— Begin TASK INPUT —

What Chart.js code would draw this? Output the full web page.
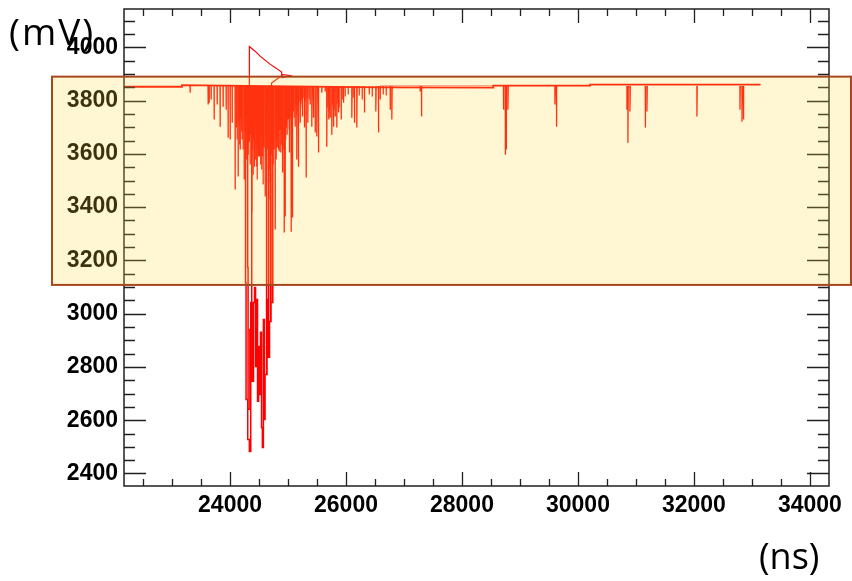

— End TASK INPUT —
— Begin TASK INPUT —

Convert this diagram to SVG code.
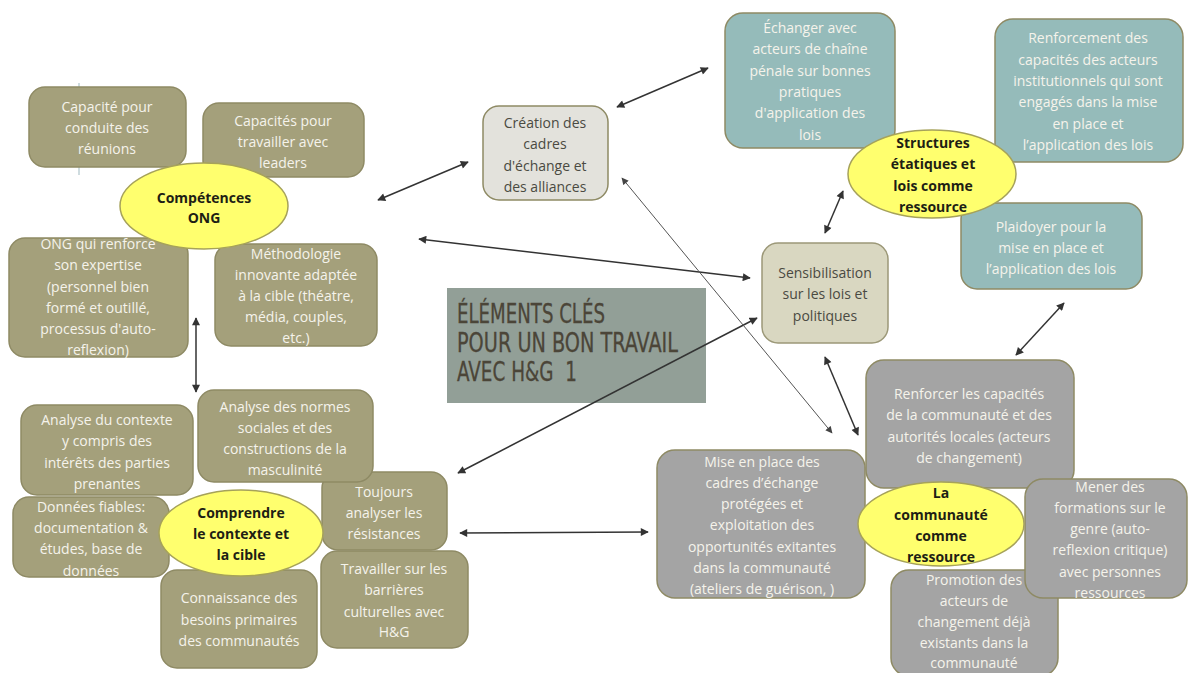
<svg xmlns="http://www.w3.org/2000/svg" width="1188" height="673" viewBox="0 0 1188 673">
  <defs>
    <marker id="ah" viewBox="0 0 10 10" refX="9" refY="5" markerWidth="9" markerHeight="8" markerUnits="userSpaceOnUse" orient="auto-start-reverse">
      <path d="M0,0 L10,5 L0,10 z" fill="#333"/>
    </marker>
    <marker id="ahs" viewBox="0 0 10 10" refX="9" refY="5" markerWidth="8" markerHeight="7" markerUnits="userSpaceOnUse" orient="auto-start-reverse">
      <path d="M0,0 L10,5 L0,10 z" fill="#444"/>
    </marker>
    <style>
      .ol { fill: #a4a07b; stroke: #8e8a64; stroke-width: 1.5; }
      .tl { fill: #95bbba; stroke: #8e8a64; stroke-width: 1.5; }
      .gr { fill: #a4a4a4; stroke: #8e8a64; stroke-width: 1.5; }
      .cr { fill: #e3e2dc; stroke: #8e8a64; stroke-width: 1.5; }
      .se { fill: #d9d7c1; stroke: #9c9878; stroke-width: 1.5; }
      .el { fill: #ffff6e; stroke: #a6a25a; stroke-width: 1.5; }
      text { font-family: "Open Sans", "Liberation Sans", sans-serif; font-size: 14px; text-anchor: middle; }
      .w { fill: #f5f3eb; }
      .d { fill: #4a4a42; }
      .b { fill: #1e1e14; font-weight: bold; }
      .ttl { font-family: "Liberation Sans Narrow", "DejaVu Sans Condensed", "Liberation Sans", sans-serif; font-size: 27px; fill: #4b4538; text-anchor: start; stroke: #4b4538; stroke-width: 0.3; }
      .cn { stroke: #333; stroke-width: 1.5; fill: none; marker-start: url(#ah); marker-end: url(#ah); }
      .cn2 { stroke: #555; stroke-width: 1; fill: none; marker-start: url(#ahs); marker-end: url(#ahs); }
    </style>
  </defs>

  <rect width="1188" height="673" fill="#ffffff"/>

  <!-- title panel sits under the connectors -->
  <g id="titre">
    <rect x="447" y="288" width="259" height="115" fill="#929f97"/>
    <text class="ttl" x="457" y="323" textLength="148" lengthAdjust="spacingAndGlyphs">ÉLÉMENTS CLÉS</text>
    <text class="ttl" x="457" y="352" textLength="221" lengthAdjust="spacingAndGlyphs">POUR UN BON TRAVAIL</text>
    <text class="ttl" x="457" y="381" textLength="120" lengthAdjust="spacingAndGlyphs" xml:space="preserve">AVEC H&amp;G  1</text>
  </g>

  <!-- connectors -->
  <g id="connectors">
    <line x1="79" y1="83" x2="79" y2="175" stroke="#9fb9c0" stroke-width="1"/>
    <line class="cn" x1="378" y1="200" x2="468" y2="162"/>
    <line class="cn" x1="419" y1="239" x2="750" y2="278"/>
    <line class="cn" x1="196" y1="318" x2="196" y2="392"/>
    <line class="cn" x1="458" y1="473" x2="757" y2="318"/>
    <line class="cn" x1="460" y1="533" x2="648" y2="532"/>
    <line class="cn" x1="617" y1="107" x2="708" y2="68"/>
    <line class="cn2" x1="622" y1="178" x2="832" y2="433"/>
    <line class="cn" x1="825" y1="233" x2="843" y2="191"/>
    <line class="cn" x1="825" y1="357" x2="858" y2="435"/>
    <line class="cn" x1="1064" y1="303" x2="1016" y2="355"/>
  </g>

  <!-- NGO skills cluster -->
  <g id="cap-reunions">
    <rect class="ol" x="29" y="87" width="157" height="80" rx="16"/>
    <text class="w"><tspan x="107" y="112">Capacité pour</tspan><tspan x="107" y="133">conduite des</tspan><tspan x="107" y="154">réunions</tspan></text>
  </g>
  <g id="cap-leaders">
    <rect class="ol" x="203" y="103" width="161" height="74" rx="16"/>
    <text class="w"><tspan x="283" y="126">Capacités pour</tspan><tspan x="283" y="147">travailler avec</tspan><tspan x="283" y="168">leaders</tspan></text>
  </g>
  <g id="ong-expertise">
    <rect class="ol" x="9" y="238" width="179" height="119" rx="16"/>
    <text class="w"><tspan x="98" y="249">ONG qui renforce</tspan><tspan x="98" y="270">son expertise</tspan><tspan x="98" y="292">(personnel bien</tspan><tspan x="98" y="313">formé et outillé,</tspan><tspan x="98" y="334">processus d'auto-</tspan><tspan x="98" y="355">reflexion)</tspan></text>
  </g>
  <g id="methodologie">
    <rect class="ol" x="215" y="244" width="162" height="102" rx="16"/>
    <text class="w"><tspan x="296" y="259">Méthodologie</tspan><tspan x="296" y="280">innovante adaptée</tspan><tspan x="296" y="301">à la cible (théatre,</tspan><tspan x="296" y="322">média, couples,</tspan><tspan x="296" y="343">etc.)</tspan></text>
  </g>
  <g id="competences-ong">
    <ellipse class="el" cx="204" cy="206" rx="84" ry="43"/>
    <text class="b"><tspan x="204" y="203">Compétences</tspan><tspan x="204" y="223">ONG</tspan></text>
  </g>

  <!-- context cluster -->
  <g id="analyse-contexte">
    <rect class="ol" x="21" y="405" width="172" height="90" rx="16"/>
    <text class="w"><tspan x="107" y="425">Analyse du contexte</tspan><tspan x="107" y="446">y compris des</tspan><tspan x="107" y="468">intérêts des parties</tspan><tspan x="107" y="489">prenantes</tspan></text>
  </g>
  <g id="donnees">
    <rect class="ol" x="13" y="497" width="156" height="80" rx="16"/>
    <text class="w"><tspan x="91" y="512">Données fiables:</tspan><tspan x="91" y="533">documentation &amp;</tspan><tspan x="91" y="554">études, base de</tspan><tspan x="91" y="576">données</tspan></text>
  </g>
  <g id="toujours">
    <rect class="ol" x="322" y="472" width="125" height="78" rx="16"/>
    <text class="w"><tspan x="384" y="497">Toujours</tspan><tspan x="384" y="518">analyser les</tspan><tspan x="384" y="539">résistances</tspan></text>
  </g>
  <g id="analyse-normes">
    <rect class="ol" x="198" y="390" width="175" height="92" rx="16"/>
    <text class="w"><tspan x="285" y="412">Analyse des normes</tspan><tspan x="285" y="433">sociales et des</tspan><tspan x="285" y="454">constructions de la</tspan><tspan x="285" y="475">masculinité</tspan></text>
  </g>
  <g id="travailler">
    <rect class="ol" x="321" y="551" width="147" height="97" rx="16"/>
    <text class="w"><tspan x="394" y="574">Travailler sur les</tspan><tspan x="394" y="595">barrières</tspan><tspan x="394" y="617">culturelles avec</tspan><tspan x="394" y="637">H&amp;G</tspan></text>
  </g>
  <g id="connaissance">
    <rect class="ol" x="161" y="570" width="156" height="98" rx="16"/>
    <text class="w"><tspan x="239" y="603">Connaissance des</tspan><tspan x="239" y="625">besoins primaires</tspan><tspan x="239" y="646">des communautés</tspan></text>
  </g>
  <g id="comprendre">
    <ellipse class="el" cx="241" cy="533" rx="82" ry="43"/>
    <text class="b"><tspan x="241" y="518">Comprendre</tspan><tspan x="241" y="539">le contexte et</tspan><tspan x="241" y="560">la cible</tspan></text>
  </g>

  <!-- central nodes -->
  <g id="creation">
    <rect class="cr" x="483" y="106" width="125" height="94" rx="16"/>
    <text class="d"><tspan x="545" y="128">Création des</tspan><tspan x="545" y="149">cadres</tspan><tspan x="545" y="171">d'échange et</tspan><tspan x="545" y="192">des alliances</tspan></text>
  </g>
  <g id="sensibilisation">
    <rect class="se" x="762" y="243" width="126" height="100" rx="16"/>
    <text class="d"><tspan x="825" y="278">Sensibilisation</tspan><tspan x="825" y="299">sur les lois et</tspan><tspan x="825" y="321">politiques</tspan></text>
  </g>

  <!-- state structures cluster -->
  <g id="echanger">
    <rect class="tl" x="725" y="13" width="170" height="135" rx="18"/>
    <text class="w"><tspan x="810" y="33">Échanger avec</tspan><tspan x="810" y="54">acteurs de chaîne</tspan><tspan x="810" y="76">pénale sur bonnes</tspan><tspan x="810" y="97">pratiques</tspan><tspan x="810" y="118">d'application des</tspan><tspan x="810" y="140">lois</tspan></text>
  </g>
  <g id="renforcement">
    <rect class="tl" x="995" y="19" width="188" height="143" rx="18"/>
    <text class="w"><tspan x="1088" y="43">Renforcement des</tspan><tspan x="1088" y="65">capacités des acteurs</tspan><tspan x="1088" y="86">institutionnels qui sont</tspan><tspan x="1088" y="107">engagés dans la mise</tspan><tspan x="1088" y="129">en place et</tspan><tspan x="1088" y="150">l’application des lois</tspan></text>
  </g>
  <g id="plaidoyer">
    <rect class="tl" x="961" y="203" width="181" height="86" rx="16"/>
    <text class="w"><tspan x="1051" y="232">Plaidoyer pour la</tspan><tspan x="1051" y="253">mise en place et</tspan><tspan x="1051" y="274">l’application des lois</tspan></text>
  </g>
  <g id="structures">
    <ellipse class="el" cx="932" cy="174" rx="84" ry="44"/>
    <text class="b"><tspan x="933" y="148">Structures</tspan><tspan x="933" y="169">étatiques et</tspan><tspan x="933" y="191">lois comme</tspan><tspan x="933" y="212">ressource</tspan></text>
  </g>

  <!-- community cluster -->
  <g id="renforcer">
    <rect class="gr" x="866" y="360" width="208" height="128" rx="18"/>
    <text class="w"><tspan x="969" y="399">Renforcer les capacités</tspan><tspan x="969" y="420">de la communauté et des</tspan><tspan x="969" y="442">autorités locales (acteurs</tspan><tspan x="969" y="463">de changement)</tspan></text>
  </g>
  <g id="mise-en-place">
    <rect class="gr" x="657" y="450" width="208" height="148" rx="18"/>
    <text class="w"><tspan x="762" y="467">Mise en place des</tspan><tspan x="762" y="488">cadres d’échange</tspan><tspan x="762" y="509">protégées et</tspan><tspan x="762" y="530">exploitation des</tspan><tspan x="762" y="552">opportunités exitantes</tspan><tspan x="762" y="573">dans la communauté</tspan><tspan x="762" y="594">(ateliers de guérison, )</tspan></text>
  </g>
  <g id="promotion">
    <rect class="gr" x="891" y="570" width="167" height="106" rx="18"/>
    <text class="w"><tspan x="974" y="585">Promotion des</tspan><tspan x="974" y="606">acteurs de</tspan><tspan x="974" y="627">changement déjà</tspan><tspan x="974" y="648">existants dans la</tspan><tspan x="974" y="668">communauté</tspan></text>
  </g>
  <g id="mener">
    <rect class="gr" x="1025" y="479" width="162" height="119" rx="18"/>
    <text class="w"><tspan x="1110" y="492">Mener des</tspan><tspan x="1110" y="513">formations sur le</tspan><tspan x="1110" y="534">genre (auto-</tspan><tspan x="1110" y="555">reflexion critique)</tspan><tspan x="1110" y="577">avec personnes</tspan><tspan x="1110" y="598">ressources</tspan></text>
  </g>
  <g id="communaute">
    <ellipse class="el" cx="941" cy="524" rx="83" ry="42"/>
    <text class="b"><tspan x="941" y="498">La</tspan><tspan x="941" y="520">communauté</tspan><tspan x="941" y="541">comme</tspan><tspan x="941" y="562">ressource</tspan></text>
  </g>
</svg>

— End TASK INPUT —

**STATED GOAL:** From the listing above, collect each line in which the string "code" appears.

**RESPONSE TO THE TASK:**
What Chart.js code would draw this? Output the full web page.
Convert this diagram to SVG code.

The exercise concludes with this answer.